John Stott and the Writing of the Lausanne Covenant

Ordained Minister, M.Div.
March 28, 2026

When Billy Graham needed someone to give theological substance and literary form to the convictions of 2,700 evangelical leaders from 150 nations, he turned to John Stott. The choice was inspired. Stott — rector of All Souls Langham Place in London, expositor of extraordinary clarity, and a man equally at home with scholars and students — was the perfect architect for the Lausanne Covenant.
A Bridge Builder
Stott occupied a unique position in 1974. He was unambiguously evangelical — committed to Scripture's authority and the necessity of personal conversion.
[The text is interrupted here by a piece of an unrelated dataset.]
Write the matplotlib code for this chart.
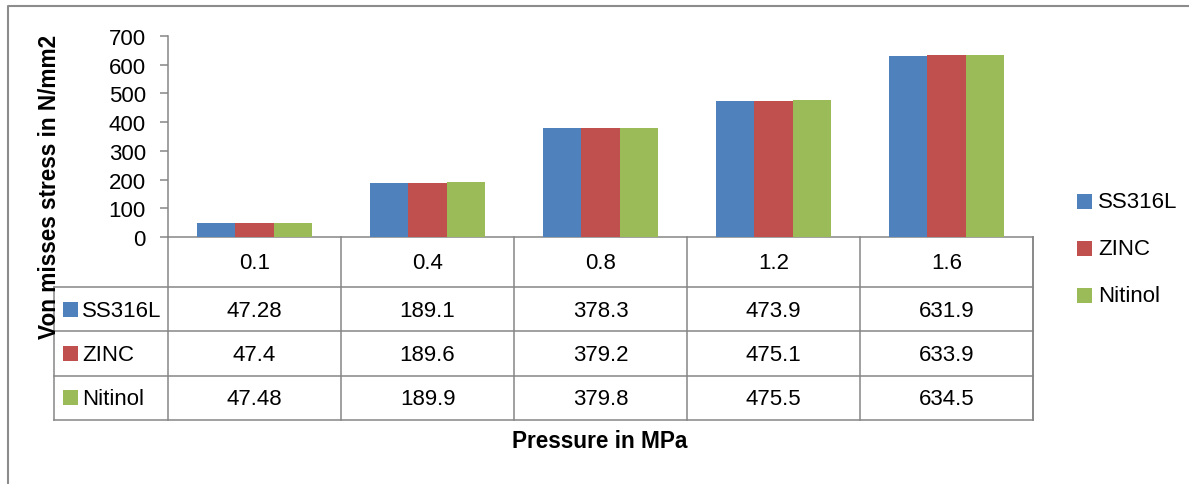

But he was not a separatist fundamentalist. He engaged seriously with liberal scholarship, maintained friendships across denominational lines, and had already begun arguing that evangelical Christianity could not ignore the needs of the poor. He was trusted by both wings of the Lausanne congress.
The Article 5 Breakthrough
The most contested article in the covenant was Article 5 on Christian social responsibility. Many delegates wanted a single-minded focus on evangelism. Others — particularly from Latin America and Africa — insisted that a gospel that ignored poverty and injustice was a truncated gospel. Stott navigated this tension with characteristic precision: evangelism and social action are both Christian duties, they are inseparable partners, but evangelism has a logical priority. Both sides could sign it.
A Life Consistent with the Covenant
What made Stott's authorship credible was the consistency between the document and his life. He founded the Langham Partnership to provide scholarships for Global South theologians — living out Article 11's call for leadership training. He lived simply, giving away royalties from his bestselling books. He mentored thousands of students through his preaching and writing. When he died in 2011, Time magazine had named him one of the 100 most influential people in the world.
Stott's Own Assessment
Stott viewed the Lausanne Covenant as one of the most significant achievements of his ministry — not because he wrote it, but because it gave voice to a global evangelical consensus. 'The Lausanne Covenant is not a final or perfect document,' he wrote later. 'But it is, I believe, a faithful, even courageous, attempt to define the gospel and the mission of the church in the contemporary world.' That modesty was characteristic of the man.